La morte di Alexei Navalny è più di un memento sulla realtà della Russia e del suo presidente, commenta su Libero Mario Sechi: è una distesa di campane che rimbomba per tutto l’Occidente, è il richiamo di un’antica battaglia che qualcuno pensava chiusa con il crollo del Muro di Berlino e la dissoluzione dell’Unione Sovietica, è lo scontro tra il Bene e il Male che per cinquant’anni definì la vita nell’era della Guerra Fredda.

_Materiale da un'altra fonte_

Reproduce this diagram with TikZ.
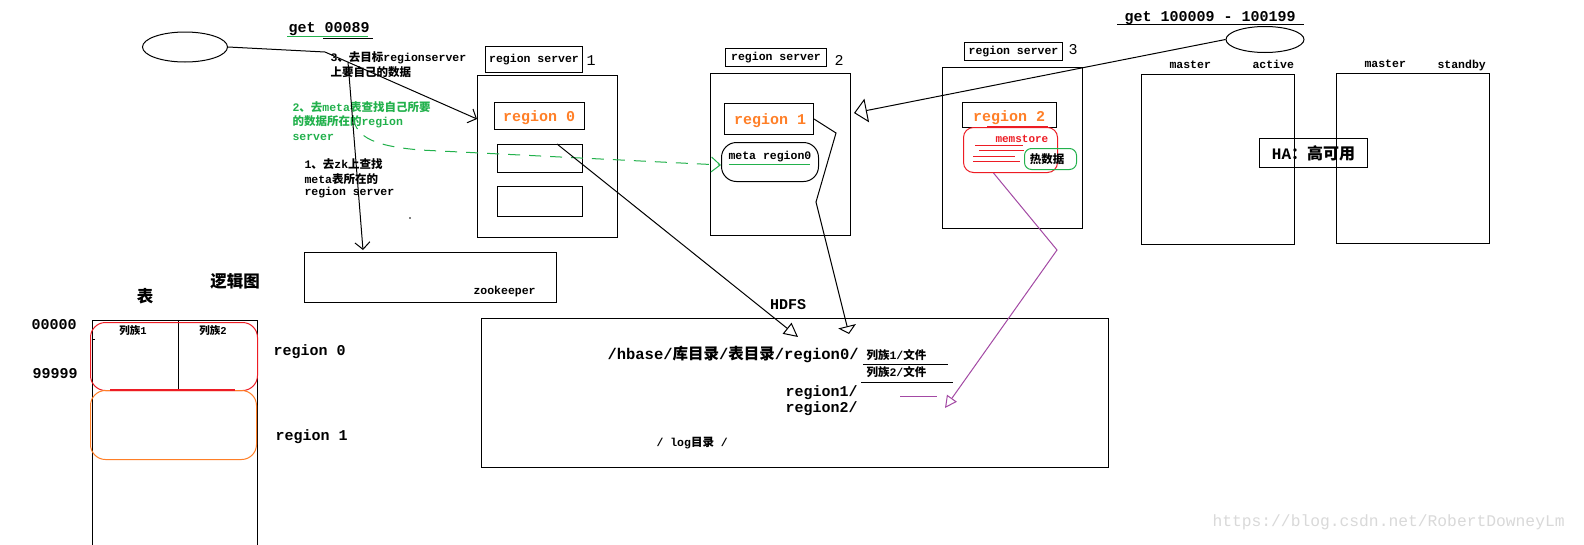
\documentclass[tikz,border=0pt]{standalone}
\usepackage{fontspec}
\setmainfont{Liberation Mono}
\newfontfamily\cjk{Noto Sans CJK SC}
\usetikzlibrary{arrows.meta,shapes.geometric,calc}
\definecolor{pgreen}{HTML}{22B14C}
\definecolor{porange}{HTML}{FF7F27}
\definecolor{pred}{HTML}{ED1C24}
\definecolor{ppurple}{HTML}{A349A4}
\newcommand{\C}[1]{{\cjk #1}}
\newcommand{\fs}[1]{\fontsize{#1}{#1}\selectfont}
\begin{document}
\begin{tikzpicture}[x=1pt,y=-1pt,line width=1pt,
  box/.style={draw,anchor=north west,inner sep=0pt,line width=1pt},
  rbox/.style={box,rounded corners=12pt},
  lab/.style={anchor=west,inner sep=0pt,font=\fs{11.5}\bfseries},
  big/.style={anchor=west,inner sep=0pt,font=\fs{15}\bfseries},
  vbarb/.style={-{Straight Barb[length=7pt,width=15pt]}},
]
\useasboundingbox (0,0) rectangle (1584,544);
\fill[white] (0,0) rectangle (1584,544);

% ---------- client 1 ----------
\node[draw,ellipse,minimum width=85pt,minimum height=30pt,inner sep=0pt] (e1) at (185,47) {};
\node[big] (g1t) at (288,29) {get 00089};
\draw[pgreen] (287,36) -- (368,36);
\draw (323,38) -- (373,38);

\node[lab] (s3a) at (330,58) {3\C{、去目标}regionserver};
\node[lab] (s3b) at (330,72) {\C{上要自己的数据}};
\node[lab,text=pgreen] (s2a) at (292,107) {2\C{、去}meta\C{表查找自己所要}};
\node[lab,text=pgreen] (s2b) at (292,122) {\C{的数据所在的}region};
\node[lab,text=pgreen] (s2c) at (292,137) {server};
\node[lab] (s1a) at (304,164) {1\C{、去}zk\C{上查找}};
\node[lab] (s1b) at (304,179) {meta\C{表所在的}};
\node[lab] (s1c) at (304,193) {region server};
\fill (410,218) circle (0.8pt);

% ---------- region server 1 ----------
\node[box,minimum width=97pt,minimum height=26pt,font=\fs{11.5}\bfseries] (rs1l) at (485,46) {region server};
\node[anchor=west,inner sep=0pt,font=\fs{15}] (rs1n) at (586,61) {1};
\node[box,minimum width=140pt,minimum height=162pt] (rs1) at (477,75) {};
\node[box,minimum width=90pt,minimum height=27pt] (r0) at (494,102) {};
\node[inner sep=0pt,font=\fs{15}\bfseries,text=porange] (r0t) at (539,118) {region 0};
\node[box,minimum width=85pt,minimum height=28pt] (b2) at (497,144) {};
\node[box,minimum width=85pt,minimum height=30pt] (b3) at (497,186) {};

% ---------- region server 2 ----------
\node[box,minimum width=101pt,minimum height=18pt,font=\fs{11.5}\bfseries] (rs2l) at (725,48) {region server};
\node[anchor=west,inner sep=0pt,font=\fs{15}] (rs2n) at (834,60) {2};
\node[box,minimum width=140pt,minimum height=162pt] (rs2) at (710,73) {};
\node[box,minimum width=89pt,minimum height=31pt] (r1) at (724,103) {};
\node[inner sep=0pt,font=\fs{15}\bfseries,text=porange] (r1t) at (770,121) {region 1};
\node[rbox,rounded corners=15pt,minimum width=97pt,minimum height=39pt] (meta) at (721,142) {};
\node[lab] (metat) at (728,157) {meta region0};
\draw[pgreen] (729,164) -- (810,164);

% ---------- region server 3 ----------
\node[box,minimum width=98pt,minimum height=18pt,font=\fs{11.5}\bfseries] (rs3l) at (964,42) {region server};
\node[anchor=west,inner sep=0pt,font=\fs{15}] (rs3n) at (1068,50) {3};
\node[box,minimum width=140pt,minimum height=161pt] (rs3) at (942,67) {};
\node[box,minimum width=94pt,minimum height=25pt] (r2) at (962,102) {};
\node[inner sep=0pt,font=\fs{15}\bfseries,text=porange] (r2t) at (1009,118) {region 2};
\node[rbox,draw=pred,rounded corners=10pt,minimum width=94pt,minimum height=45pt] (mem) at (963,127) {};
\draw[pred,line width=2pt] (987,127) -- (1048,127);
\node[lab,text=pred,font=\fs{11}\bfseries] (memt) at (995,139) {memstore};
\draw[pred] (975,145) -- (1023,145);
\draw[pred] (979,150) -- (1024,150);
\draw[pred] (973,156) -- (1015,156);
\draw[pred] (973,161) -- (1020,161);
\node[rbox,draw=pgreen,rounded corners=7pt,minimum width=52pt,minimum height=21pt] (hot) at (1024,148) {};
\node[inner sep=0pt,font=\fs{11.5}\cjk\bfseries] (hott) at (1047,159) {热数据};

% ---------- client 2 ----------
\node[draw,ellipse,minimum width=78pt,minimum height=26pt,inner sep=0pt] (e2) at (1265,39.5) {};
\node[big] (g2t) at (1124,18) {get 100009 - 100199};
\draw (1117,24) -- (1304,24);

% ---------- masters ----------
\node[box,minimum width=153pt,minimum height=170pt] (m1) at (1141,74) {};
\node[box,minimum width=153pt,minimum height=170pt] (m2) at (1336,73) {};
\node[lab] (m1a) at (1169,65) {master};
\node[lab] (m1b) at (1252,64) {active};
\node[lab] (m2a) at (1364,64) {master};
\node[lab] (m2b) at (1437,66) {standby};
\node[box,minimum width=108pt,minimum height=29pt,font=\fs{16}\bfseries] (ha) at (1259,138) {HA\C{：高可用}};

% ---------- zookeeper ----------
\node[box,minimum width=252pt,minimum height=50pt] (zk) at (304,252) {};
\node[lab] (zkt) at (473,292) {zookeeper};

% ---------- HDFS ----------
\node[inner sep=0pt,font=\fs{15}\bfseries] (hdfst) at (788,305) {HDFS};
\node[box,minimum width=627pt,minimum height=149pt] (hdfs) at (481,318) {};
\node[anchor=west,inner sep=0pt,font=\fs{15.5}\bfseries] (path) at (607,354) {/hbase/\C{库目录}/\C{表目录}/region0/};
\node[lab] (cf1) at (866,355) {\C{列族}1/\C{文件}};
\node[lab] (cf2) at (866,372) {\C{列族}2/\C{文件}};
\draw (863,364) -- (948,364);
\draw (861,382) -- (953,382);
\node[big] (reg1) at (785,393) {region1/};
\node[big] (reg2) at (785,409) {region2/};
\node[lab] (logt) at (656,443) {/ log\C{目录} /};
\draw[ppurple] (900,396) -- (937,396);

% ---------- logical table ----------
\node[inner sep=0pt,font=\fs{16.5}\cjk\bfseries] (biao) at (145,296) {表};
\node[inner sep=0pt,font=\fs{16.5}\cjk\bfseries] (ljt) at (235,281) {逻辑图};
\draw (92,550) -- (92,320) -- (257,320) -- (257,550);
\draw (178,320) -- (178,389);
\draw (92,339) -- (95,339);
\node[inner sep=0pt,font=\fs{10.5}\bfseries] (cf1t) at (133,330) {\C{列族}1};
\node[inner sep=0pt,font=\fs{10.5}\bfseries] (cf2t) at (213,330) {\C{列族}2};
\node[rbox,draw=pred,rounded corners=15pt,minimum width=167pt,minimum height=68pt] (treg0) at (90,322) {};
\node[rbox,draw=porange,rounded corners=15pt,minimum width=166pt,minimum height=69pt] (treg1) at (90,390) {};
\draw[pred,line width=1.6pt] (110,390) -- (235,390);
\node[big] (k0) at (31,325) {00000};
\node[big] (k9) at (32,374) {99999};
\node[big] (tr0) at (273,352) {region 0};
\node[big] (tr1) at (275,437) {region 1};

% ---------- connectors ----------
\coordinate (j1) at (325,52);
\coordinate (j2) at (348,62);
\draw[vbarb] (e1.east) -- (j1) -- ([yshift=-44pt]rs1.north west);
\draw[vbarb] (j2) -- ([xshift=59pt,yshift=2pt]zk.north west);

\coordinate (g0) at (353,118);
\coordinate (gm) at (420,150);
\draw[pgreen,dash pattern=on 12pt off 9pt,-{Straight Barb[length=9pt,width=15pt]}]
  (g0) .. controls (357,138) and (375,146) .. (gm) -- ([yshift=-3pt]meta.west);

\coordinate (h1) at (798,337);
\draw[-{Triangle[open,length=14pt,width=14pt]}] ([xshift=17pt]b2.north) -- (h1);

\coordinate (z1) at (836,133);
\coordinate (z2) at (816,202);
\coordinate (h2) at (849,334);
\draw[-{Triangle[open,length=8pt,width=18pt]}] (r1.east) -- (z1) -- (z2) -- (h2);

\draw[-{Triangle[open,length=13pt,width=24pt]}] (e2.west) -- ([xshift=3pt,yshift=-40pt]rs2.north east);

\coordinate (p1) at (1057,250);
\coordinate (h3) at (945,408);
\draw[ppurple,-{Triangle[open,length=12pt,width=12pt]}] ([xshift=-17pt]mem.south) -- (p1) -- (h3);

% ---------- watermark ----------
\node[anchor=west,inner sep=0pt,font=\fs{16.3},text=black!15] (wm) at (1212,522) {https://blog.csdn.net/RobertDowneyLm};
\end{tikzpicture}
\end{document}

Vladimir Putin è responsabile della sua morte per un motivo corazzato da una ferrea logica, in punta di diritto e di fatto: Navalny era sotto la custodia della Russia, è morto a 47 anni a Kharp, nel Circolo Polare Artico, in una prigione il cui nome evoca tutta la sua durezza, “la colonia dei lupi polari”. Come ha ricordato l’editorial board del Financial Times, dopo Stalin, la dissidenza in Unione Sovietica era punita con la prigione, l’esilio interno o l’allontanamento all’estero, ma l’assassinio era un evento raro, nella Russia di Putin l’avversario politico che non si allinea al Cremlino perde la vita.

Un tempo erano i “raffreddori sovietici” oggi è una formula sofisticata, “sindrome da morte improvvisa”, il risultato è lo stesso, la sparizione di un oppositore scomodo. Era una fine annunciata, nel 2020 il dissidente russo era sopravvissuto all’avvelenamento – quasi certamente ad opera di agenti della sicurezza – con un gas nervino di tipo militare, il Novichok.

Putin certamente aveva messo nel conto, l’incidente, il cedimento, tutta la procedura di falso, verosimile e vero che si mette in moto quando un uomo viene letteralmente mandato a morire in un luogo dove non c’è domani. La morte per mano della Russia non prevede né pietas né onore, la Grande Falciatrice colpisce e se ne va, al resto pensano le squadre di “pulizia” dei servizi segreti, le burocrazie dell’assassinio.